Common Triggers for Autism Mum Guilt

  • Losing your patience → Yep, shouting happens. You’re not a robot.

  • Screen time → Roblox is basically a co-parent at this point.

  • Not enough “fun sensory play” → The Pinterest mums are lying, don’t worry.

  • Siblings → Feeling like they miss out because so much energy goes into one child.

  • The Big One → Wondering if you somehow caused it. (Spoiler: you didn’t. Full stop.)


Why Guilt Doesn’t Mean You’re a Bad Mum

Here’s the truth: crap parents don’t feel guilty. They don’t care enough to replay the day at 1am. If you’re reading this with tears in your eyes, it’s because you do care — deeply.

That guilt? It’s just your brain waving a little flag that says “I love this kid so much I want to get it right.”


How to Ease Mum Guilt (Without Adding More Guilt 😂)

  • Focus on the small wins. He wore the itchy jumper for 10 minutes? Victory.

  • Self-care isn’t selfish. You can’t pour from an empty cup — and burnt-out mums don’t advocate well.

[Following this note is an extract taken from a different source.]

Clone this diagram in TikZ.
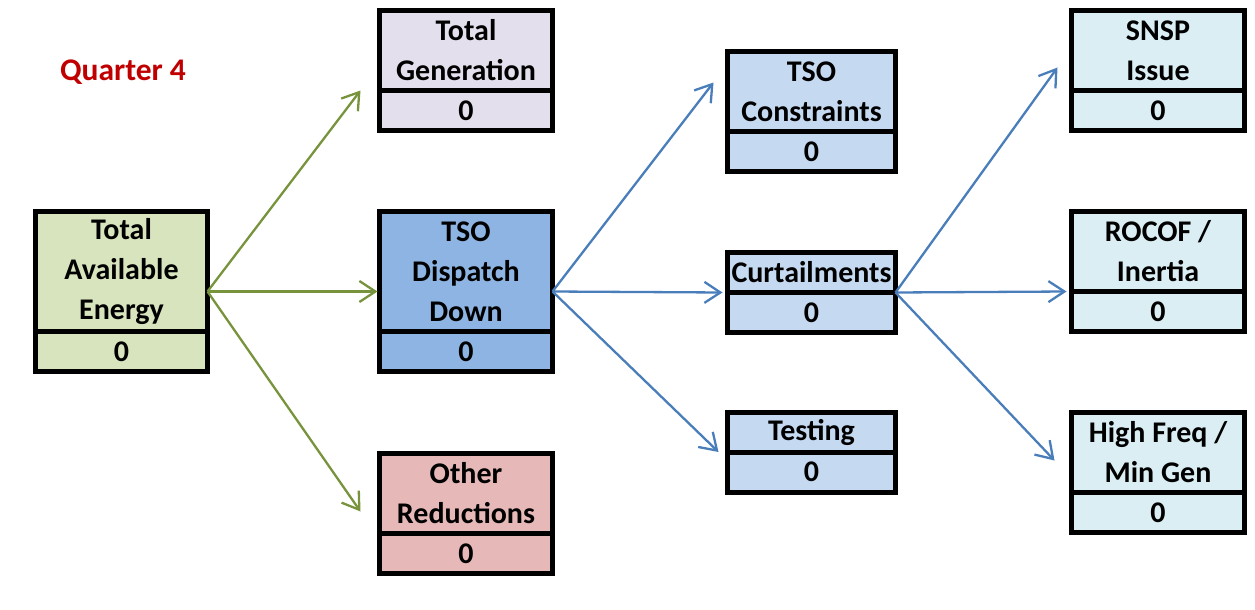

  • Find your people. Other parents who will admit they’ve shouted, bribed, and hidden in the loo too.

  • Reframe the day. You didn’t “fail dinner,” you kept them fed. You didn’t “ruin the day,” you modelled that repair matters.


You’re Doing Better Than You Think

Let’s flip some guilt moments:

  • “I shouted.” → You apologised. You showed how to make things right.

  • “Too much screen time.” → They were regulated and happy.

  • “Didn’t cook fresh dinner.” → They ate. Their bellies were full.

See? Not failings. Just proof you’re human.


Final Thoughts

Here’s what I want you to know: you don’t need to be perfect. You just need to be present. Your child doesn’t need a supermum. They need you. And you — messy bun, greasy hair, short fuse, loving heart — are more than enough.